◆ Do this: Take the lines from the top down to and including the one with "mode = (1, 1, 0)" and repeat them exactly. Omit images.

◆ Given data:
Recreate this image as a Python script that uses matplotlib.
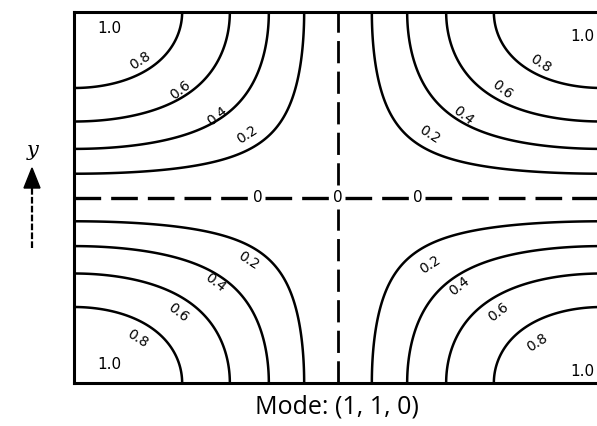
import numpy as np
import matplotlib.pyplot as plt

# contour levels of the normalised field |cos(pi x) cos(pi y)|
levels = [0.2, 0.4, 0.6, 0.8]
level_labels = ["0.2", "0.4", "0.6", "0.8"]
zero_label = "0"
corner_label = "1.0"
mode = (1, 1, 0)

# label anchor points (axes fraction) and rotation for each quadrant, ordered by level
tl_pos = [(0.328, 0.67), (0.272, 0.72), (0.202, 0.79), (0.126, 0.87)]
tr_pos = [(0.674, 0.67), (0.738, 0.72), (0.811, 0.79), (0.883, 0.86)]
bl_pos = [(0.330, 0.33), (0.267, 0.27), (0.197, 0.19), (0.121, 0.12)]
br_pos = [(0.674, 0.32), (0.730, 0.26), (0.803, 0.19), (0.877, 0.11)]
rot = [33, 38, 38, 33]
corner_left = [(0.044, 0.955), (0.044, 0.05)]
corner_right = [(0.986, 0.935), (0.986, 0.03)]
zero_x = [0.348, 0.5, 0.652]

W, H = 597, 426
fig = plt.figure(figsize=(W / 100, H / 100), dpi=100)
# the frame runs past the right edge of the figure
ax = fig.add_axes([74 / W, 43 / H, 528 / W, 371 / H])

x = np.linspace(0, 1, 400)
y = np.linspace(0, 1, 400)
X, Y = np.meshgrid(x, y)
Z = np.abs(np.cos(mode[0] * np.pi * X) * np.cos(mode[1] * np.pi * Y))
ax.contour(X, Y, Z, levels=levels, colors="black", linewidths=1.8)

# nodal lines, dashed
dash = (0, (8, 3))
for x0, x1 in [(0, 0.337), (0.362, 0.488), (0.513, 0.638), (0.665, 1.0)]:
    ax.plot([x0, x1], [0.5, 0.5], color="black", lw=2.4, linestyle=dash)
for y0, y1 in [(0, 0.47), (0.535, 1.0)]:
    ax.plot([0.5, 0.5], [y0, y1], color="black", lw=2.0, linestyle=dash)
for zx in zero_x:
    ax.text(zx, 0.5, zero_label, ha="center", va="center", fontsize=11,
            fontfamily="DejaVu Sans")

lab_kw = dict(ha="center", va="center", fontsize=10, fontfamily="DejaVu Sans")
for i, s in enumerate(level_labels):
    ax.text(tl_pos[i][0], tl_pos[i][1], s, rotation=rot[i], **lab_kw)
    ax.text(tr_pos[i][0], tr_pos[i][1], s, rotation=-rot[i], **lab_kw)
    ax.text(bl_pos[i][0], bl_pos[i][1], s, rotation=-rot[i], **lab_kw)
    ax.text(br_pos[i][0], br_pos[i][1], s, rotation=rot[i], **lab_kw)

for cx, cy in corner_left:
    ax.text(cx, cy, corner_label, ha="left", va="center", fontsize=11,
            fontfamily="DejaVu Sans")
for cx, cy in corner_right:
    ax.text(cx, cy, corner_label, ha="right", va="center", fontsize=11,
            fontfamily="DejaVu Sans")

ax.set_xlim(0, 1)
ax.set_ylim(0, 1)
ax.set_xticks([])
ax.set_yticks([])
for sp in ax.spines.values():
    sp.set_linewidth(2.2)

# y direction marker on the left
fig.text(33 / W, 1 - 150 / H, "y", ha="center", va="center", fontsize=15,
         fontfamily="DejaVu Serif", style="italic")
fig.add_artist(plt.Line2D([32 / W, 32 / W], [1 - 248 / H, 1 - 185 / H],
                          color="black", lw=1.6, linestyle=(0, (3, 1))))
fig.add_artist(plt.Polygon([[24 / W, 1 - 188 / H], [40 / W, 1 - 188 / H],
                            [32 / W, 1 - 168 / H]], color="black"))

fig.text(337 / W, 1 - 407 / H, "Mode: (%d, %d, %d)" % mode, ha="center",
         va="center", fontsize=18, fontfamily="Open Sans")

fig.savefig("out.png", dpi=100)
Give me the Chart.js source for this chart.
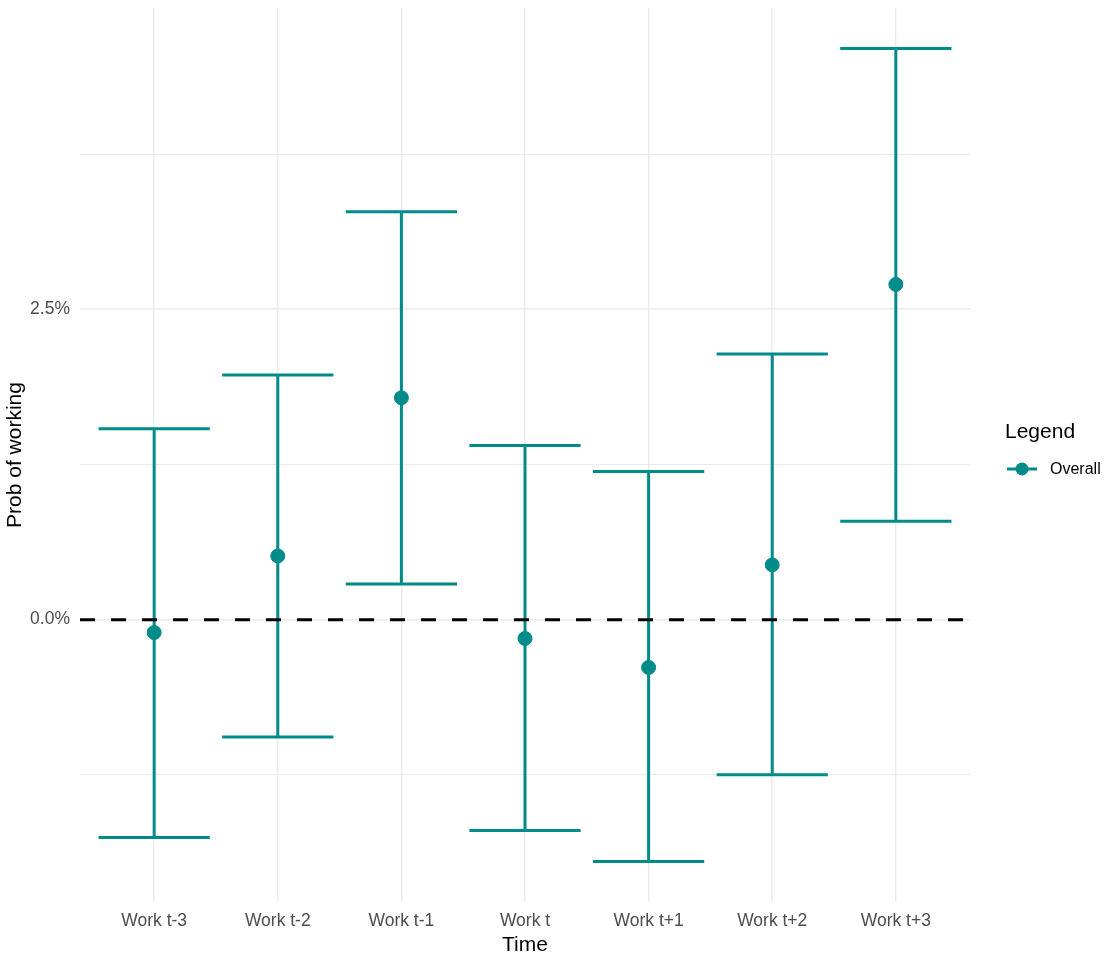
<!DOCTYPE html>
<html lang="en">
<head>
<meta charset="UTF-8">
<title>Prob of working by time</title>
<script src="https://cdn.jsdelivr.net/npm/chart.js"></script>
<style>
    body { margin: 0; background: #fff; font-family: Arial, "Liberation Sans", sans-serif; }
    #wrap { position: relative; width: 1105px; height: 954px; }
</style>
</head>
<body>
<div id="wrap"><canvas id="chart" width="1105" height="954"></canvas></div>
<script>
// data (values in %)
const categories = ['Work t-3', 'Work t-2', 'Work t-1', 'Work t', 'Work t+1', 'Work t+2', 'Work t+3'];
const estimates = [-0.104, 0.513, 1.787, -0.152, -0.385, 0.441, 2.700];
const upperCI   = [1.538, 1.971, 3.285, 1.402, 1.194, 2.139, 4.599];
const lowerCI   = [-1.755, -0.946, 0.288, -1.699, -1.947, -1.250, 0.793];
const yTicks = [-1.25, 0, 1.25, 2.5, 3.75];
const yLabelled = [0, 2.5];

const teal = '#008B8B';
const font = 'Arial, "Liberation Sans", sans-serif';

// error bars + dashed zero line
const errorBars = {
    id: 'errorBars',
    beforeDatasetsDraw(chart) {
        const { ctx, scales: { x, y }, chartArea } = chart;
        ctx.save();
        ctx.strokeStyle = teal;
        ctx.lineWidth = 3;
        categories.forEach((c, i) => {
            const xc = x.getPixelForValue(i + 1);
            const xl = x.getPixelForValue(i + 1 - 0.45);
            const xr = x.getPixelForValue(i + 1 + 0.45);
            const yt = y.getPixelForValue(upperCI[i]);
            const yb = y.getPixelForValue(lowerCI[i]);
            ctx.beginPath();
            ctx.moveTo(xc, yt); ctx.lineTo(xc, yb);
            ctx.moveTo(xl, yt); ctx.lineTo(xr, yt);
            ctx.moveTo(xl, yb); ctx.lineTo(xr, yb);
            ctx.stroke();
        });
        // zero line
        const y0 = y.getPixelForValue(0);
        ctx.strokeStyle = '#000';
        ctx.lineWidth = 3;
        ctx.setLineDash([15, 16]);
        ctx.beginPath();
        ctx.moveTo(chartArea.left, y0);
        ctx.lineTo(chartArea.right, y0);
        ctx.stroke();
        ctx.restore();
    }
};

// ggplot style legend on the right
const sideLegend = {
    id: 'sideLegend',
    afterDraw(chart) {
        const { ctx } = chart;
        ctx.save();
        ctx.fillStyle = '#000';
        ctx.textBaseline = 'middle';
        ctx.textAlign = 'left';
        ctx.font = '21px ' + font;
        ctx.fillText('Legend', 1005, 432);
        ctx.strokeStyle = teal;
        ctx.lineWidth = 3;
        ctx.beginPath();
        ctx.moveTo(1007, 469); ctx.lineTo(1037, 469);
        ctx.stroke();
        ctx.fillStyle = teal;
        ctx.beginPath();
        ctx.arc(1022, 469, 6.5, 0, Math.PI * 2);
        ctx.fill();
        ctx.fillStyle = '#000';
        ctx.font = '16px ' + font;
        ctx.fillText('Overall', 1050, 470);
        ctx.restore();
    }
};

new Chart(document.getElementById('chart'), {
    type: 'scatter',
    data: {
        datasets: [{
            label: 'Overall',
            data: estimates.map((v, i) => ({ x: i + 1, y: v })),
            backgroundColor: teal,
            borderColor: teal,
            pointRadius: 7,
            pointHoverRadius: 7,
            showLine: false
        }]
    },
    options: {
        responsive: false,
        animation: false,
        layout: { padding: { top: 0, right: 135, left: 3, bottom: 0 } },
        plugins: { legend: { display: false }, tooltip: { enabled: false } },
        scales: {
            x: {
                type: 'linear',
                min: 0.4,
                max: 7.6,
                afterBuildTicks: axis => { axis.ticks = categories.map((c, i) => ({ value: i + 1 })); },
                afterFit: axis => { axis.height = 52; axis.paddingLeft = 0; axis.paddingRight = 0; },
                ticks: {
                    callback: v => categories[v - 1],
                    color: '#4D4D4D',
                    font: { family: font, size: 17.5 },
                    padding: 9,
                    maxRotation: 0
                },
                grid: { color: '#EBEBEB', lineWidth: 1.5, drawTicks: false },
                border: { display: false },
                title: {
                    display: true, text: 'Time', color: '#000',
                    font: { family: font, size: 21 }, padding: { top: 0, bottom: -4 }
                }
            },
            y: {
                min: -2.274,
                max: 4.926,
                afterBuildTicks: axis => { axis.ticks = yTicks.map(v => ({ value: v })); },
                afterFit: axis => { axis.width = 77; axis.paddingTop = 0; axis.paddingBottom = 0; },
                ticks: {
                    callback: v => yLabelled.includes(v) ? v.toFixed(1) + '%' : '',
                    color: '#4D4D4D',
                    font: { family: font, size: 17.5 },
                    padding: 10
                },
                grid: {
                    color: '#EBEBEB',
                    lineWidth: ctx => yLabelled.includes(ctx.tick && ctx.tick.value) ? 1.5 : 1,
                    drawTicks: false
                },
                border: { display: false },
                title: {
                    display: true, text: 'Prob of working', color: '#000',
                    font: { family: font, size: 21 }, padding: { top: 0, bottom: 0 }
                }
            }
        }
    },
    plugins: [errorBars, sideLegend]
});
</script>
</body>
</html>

◆ Result:
Recreate this image as a Python script that uses matplotlib.
import numpy as np
import matplotlib.pyplot as plt

# contour levels of the normalised field |cos(pi x) cos(pi y)|
levels = [0.2, 0.4, 0.6, 0.8]
level_labels = ["0.2", "0.4", "0.6", "0.8"]
zero_label = "0"
corner_label = "1.0"
mode = (1, 1, 0)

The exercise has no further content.